• _Problem to solve_: Write out word for word each line of the records, beginning at the first and stopping after the line with "var yMin = 0.052, yMax = 2050;". Leave the pictures out.

• _Plotting code records_:
┄┄┄┄┄┄┄┄┄┄┄┄┄┄┄┄┄┄┄┄

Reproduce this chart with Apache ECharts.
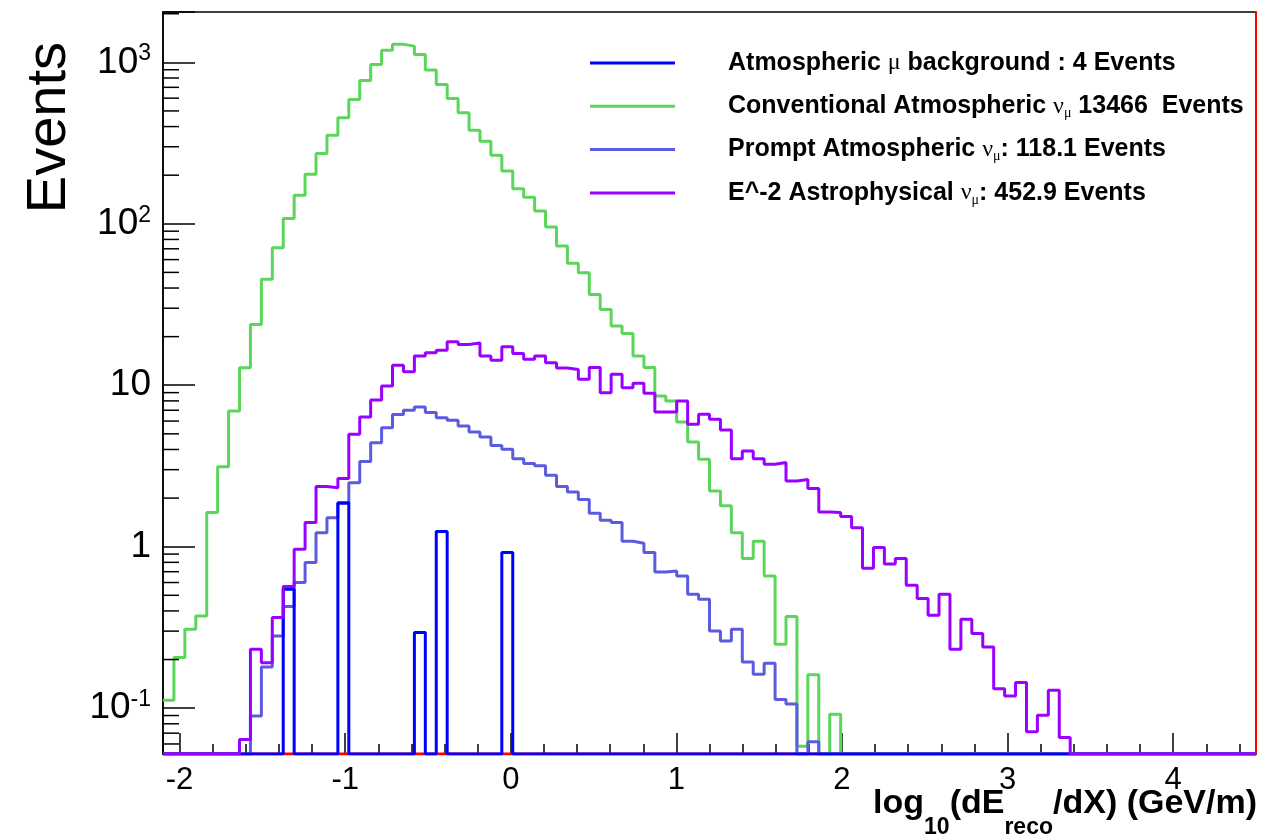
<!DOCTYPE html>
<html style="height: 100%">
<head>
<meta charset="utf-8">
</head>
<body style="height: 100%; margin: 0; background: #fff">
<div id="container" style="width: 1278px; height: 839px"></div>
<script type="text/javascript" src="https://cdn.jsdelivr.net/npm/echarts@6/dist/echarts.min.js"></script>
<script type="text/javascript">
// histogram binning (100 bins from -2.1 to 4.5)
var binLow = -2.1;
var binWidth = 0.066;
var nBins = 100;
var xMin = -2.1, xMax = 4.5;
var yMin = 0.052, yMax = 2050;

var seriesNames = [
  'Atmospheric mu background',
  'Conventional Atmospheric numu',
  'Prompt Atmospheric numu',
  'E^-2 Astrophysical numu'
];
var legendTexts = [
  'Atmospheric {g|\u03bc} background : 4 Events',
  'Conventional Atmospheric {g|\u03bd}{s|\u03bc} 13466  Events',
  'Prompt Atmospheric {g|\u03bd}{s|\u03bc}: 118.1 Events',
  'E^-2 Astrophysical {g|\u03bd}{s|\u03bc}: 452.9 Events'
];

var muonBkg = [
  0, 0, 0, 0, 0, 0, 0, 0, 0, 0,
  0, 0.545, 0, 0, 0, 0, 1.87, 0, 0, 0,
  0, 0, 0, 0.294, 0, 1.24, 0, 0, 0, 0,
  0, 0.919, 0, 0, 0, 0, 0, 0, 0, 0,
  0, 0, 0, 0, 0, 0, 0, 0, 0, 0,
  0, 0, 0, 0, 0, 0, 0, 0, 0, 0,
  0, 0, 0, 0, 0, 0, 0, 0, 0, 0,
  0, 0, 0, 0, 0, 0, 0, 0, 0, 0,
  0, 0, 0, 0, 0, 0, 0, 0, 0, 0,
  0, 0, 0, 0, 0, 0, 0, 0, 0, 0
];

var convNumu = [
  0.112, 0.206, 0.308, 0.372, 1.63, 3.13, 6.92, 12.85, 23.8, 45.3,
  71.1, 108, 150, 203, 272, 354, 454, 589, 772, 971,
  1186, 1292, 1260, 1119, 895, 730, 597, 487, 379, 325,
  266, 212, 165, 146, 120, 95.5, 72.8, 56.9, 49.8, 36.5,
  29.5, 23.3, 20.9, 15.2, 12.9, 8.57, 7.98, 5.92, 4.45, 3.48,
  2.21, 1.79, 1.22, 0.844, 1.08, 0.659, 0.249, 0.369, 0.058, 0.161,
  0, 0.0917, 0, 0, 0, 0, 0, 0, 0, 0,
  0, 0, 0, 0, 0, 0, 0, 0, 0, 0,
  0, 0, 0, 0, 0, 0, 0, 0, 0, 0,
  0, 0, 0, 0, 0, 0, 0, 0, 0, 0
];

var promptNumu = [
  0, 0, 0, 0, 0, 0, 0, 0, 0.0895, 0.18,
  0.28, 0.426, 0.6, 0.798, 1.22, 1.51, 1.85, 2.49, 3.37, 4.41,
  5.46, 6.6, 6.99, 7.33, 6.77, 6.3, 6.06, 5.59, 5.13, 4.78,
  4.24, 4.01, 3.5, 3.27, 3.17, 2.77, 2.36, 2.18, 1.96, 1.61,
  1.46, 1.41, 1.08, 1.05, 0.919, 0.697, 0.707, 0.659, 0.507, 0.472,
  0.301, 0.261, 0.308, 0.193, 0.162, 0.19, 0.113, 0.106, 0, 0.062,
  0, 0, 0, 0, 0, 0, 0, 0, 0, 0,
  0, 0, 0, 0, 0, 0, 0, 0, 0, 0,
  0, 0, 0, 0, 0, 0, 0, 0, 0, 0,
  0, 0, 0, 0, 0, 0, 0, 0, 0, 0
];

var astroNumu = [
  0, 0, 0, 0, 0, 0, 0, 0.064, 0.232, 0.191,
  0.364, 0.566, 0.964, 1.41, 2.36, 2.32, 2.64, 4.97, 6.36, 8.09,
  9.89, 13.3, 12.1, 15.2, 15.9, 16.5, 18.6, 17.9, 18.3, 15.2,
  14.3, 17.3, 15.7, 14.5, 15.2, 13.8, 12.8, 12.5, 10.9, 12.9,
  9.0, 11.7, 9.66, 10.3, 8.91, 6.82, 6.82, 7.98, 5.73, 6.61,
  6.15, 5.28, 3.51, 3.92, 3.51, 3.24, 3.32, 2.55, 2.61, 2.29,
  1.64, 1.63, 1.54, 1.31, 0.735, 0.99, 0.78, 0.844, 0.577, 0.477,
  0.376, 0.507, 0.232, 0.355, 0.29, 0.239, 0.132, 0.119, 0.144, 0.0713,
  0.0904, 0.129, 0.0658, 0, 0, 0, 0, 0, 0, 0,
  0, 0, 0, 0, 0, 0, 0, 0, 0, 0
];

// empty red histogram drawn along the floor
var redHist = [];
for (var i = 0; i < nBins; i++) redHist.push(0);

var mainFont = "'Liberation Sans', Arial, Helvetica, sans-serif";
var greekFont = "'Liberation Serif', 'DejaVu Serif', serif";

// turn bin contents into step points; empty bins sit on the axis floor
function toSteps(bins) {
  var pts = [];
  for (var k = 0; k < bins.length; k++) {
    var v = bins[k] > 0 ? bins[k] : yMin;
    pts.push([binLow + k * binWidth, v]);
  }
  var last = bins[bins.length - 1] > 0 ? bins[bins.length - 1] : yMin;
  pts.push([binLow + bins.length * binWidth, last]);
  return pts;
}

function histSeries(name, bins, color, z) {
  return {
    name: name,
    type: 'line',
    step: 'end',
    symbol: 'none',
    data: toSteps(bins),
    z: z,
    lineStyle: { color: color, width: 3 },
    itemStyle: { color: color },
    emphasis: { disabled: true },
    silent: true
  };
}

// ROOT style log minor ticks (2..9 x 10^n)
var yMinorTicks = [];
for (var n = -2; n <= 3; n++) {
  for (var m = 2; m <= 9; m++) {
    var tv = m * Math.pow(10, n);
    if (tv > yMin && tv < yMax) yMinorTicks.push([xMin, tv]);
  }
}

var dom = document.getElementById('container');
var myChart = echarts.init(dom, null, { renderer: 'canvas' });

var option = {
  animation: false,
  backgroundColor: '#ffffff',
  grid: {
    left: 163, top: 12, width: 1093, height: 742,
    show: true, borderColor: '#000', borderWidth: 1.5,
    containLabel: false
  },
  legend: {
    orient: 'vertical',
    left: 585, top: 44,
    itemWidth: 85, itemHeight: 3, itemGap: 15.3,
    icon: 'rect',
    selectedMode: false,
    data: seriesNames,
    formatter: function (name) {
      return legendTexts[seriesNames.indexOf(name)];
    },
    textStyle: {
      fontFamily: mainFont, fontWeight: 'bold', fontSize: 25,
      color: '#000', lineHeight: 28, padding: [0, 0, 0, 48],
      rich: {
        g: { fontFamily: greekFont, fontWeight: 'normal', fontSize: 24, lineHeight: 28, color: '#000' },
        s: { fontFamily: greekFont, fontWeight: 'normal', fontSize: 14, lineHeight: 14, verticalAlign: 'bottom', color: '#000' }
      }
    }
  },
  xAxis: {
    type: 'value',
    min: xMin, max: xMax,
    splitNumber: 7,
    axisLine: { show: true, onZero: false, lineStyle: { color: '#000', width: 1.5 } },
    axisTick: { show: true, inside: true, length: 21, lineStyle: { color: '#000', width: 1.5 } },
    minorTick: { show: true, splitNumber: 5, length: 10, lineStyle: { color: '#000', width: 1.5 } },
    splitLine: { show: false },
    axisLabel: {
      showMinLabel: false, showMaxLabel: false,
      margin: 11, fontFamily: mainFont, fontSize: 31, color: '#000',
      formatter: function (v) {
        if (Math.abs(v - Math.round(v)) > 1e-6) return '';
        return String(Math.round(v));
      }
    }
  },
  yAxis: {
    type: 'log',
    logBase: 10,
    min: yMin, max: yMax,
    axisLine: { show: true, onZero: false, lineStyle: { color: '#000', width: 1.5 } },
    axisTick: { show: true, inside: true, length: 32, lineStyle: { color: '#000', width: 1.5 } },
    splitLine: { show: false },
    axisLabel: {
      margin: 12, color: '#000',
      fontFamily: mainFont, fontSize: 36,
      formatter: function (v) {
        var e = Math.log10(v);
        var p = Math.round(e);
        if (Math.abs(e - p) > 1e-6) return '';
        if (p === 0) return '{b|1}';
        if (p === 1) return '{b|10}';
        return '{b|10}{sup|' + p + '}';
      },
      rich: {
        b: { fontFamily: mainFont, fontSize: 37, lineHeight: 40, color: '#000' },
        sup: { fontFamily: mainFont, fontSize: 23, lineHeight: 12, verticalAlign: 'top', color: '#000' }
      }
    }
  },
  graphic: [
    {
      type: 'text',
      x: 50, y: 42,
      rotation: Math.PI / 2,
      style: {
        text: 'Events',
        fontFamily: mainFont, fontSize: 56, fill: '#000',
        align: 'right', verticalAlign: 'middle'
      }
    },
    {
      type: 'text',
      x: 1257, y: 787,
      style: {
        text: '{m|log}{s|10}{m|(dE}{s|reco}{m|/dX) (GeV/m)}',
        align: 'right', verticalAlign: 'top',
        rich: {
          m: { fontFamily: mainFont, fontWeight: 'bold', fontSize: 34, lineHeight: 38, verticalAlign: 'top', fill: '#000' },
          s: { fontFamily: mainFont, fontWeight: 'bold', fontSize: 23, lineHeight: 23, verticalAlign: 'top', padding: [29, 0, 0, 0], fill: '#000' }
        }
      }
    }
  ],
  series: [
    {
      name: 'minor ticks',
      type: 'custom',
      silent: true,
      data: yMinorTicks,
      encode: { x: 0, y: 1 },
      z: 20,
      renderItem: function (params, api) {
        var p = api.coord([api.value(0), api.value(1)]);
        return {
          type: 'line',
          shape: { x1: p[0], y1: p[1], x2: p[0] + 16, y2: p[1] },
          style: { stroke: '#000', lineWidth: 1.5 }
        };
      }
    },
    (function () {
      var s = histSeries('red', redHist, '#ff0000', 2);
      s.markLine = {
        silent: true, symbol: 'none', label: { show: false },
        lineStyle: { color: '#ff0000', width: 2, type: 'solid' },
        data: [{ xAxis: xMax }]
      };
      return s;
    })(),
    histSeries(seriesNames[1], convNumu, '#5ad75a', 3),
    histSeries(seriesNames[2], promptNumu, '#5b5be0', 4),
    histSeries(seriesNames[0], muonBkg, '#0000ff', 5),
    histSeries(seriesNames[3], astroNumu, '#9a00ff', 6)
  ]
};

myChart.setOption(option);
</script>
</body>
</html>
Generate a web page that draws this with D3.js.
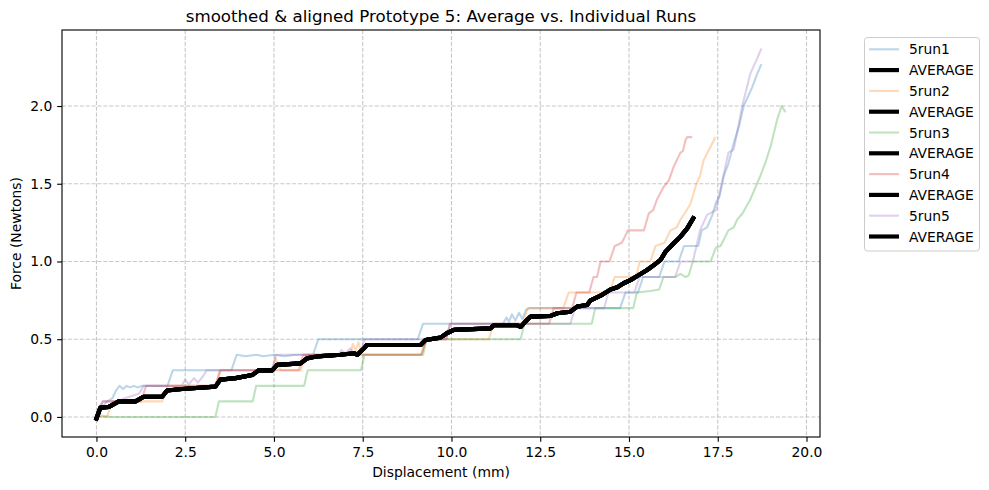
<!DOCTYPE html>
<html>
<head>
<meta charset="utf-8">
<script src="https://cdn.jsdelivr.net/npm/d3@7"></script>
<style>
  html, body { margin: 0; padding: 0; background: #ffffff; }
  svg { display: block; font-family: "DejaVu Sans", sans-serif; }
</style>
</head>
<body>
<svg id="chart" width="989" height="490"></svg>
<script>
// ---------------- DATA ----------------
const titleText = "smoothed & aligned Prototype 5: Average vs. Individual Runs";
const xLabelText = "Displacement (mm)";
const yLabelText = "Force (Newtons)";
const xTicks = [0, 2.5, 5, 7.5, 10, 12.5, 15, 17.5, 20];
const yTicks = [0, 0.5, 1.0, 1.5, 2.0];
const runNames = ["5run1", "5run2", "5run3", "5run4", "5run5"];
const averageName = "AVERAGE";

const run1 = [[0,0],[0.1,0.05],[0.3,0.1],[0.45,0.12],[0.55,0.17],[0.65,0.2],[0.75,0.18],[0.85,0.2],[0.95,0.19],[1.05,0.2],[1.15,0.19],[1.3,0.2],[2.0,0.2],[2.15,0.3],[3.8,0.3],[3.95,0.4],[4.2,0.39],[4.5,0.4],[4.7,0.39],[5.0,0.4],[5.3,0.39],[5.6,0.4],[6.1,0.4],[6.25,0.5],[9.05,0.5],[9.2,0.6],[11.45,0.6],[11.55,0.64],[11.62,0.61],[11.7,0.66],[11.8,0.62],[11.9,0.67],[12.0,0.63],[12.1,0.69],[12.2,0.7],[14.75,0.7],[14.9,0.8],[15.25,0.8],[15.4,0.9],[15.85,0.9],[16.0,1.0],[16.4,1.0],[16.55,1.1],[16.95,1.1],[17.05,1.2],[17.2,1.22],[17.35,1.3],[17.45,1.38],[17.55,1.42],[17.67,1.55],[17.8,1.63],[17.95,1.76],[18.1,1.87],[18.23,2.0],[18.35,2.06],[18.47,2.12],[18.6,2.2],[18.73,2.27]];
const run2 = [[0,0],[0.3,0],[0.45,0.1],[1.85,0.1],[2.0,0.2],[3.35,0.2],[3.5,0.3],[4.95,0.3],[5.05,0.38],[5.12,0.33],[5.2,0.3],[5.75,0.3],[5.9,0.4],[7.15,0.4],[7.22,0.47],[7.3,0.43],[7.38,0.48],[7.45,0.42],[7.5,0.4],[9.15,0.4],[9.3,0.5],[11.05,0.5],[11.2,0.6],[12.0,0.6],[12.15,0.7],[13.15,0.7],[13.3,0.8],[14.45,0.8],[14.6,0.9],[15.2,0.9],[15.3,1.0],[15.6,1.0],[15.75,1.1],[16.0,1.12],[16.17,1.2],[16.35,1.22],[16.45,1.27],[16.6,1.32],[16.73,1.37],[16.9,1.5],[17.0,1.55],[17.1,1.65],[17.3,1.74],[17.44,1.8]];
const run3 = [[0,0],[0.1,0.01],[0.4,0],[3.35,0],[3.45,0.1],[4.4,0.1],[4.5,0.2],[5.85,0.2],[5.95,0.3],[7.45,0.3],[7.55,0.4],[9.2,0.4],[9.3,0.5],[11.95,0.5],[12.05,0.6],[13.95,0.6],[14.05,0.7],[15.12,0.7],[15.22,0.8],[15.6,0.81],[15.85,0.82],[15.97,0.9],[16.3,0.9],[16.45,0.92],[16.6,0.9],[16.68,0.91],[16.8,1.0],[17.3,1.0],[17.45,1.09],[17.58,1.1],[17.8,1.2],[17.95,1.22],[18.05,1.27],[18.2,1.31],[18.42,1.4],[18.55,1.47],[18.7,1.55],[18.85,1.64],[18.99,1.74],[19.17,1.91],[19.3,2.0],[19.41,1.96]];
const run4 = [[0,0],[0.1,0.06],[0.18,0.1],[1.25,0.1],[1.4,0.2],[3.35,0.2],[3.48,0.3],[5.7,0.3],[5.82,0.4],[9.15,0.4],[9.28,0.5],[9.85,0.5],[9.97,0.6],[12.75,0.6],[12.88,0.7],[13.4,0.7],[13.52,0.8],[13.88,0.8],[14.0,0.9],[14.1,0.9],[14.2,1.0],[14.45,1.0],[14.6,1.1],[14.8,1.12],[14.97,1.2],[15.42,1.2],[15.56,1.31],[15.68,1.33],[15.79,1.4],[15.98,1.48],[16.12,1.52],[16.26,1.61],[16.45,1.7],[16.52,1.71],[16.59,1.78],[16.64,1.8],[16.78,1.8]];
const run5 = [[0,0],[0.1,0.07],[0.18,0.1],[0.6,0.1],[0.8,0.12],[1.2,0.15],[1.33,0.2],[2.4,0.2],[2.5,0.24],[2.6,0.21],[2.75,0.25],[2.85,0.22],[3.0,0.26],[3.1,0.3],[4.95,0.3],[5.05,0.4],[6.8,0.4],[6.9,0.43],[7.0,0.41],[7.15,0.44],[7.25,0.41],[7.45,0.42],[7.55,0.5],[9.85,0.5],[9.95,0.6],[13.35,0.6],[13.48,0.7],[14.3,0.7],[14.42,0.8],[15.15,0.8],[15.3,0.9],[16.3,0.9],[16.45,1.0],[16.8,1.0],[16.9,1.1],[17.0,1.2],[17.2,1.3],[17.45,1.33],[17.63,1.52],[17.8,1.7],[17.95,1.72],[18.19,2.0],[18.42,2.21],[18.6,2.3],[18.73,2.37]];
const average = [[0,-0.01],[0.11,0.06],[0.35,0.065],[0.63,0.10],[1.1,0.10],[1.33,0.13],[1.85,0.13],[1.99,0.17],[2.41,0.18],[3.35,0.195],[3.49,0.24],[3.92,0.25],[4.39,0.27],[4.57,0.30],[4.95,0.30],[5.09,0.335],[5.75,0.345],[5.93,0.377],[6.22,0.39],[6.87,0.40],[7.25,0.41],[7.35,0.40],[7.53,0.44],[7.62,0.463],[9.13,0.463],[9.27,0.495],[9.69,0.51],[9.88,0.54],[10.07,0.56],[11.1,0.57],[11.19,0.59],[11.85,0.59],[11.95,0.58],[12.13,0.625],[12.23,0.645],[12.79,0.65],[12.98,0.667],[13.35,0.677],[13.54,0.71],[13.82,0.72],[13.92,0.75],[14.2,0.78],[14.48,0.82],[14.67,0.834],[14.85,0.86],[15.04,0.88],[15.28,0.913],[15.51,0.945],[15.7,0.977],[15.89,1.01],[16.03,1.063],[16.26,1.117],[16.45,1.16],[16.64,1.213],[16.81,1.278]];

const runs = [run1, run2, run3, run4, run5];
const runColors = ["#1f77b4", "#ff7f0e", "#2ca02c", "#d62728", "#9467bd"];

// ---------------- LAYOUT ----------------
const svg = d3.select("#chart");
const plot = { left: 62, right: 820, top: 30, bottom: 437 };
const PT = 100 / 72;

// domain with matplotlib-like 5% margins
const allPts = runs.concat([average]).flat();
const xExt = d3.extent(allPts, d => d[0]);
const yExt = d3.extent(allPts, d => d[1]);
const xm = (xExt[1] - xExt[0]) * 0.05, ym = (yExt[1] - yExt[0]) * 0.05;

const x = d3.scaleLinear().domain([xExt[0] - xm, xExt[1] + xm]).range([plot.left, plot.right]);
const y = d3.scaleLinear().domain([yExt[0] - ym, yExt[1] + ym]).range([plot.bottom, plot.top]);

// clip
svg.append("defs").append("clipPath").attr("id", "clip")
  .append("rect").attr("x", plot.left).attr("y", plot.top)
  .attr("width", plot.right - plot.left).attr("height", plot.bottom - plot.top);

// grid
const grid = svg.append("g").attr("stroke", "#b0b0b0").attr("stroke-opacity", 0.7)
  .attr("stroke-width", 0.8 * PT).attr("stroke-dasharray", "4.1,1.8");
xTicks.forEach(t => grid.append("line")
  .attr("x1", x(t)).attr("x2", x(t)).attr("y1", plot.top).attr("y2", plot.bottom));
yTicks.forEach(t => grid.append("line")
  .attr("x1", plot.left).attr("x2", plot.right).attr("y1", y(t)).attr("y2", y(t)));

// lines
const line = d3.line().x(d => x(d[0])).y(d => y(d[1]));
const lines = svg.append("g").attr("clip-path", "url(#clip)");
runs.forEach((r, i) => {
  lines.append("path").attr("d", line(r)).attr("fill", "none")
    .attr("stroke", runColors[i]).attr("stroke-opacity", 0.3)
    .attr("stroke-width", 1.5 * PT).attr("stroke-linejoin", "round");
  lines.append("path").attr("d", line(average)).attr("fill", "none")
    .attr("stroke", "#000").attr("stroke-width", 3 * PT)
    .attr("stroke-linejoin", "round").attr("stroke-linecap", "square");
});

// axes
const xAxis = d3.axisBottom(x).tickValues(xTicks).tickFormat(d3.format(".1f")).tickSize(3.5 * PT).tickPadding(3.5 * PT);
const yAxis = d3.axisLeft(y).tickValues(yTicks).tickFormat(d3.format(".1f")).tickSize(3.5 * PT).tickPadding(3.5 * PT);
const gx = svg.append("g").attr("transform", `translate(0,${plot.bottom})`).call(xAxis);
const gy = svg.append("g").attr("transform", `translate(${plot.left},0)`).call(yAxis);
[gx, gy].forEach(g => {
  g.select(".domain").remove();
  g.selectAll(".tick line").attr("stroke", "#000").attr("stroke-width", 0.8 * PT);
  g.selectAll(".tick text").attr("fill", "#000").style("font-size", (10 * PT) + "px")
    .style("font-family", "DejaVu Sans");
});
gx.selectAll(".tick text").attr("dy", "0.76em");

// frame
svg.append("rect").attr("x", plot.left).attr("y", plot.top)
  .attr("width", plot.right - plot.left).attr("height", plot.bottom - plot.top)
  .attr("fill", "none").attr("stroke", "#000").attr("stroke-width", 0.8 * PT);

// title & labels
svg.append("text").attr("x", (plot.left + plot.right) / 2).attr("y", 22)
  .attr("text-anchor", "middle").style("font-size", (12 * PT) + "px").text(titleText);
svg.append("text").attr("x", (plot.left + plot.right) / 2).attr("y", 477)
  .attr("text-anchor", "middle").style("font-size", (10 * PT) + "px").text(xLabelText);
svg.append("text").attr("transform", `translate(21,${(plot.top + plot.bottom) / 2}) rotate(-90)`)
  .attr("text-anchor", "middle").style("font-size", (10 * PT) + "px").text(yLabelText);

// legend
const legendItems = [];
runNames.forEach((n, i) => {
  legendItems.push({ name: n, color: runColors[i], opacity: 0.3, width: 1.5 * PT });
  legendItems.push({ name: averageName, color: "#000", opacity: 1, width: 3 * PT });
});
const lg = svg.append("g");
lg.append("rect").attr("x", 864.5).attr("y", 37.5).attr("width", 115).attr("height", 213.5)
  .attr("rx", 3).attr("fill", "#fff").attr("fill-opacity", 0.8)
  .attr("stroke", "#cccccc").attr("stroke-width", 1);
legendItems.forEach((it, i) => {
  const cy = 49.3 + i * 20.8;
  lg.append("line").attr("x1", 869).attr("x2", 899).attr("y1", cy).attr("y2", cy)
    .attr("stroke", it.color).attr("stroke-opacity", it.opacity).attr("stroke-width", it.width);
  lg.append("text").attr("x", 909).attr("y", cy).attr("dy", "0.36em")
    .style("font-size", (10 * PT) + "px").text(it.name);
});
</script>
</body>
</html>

┄┄┄┄┄┄┄┄┄┄┄┄┄┄┄┄┄┄┄┄

• _Answer to this problem_:
Reproduce this chart with Apache ECharts.
<!DOCTYPE html>
<html style="height: 100%">
<head>
<meta charset="utf-8">
</head>
<body style="height: 100%; margin: 0; background: #fff">
<div id="container" style="width: 1278px; height: 839px"></div>
<script type="text/javascript" src="https://cdn.jsdelivr.net/npm/echarts@6/dist/echarts.min.js"></script>
<script type="text/javascript">
// histogram binning (100 bins from -2.1 to 4.5)
var binLow = -2.1;
var binWidth = 0.066;
var nBins = 100;
var xMin = -2.1, xMax = 4.5;
var yMin = 0.052, yMax = 2050;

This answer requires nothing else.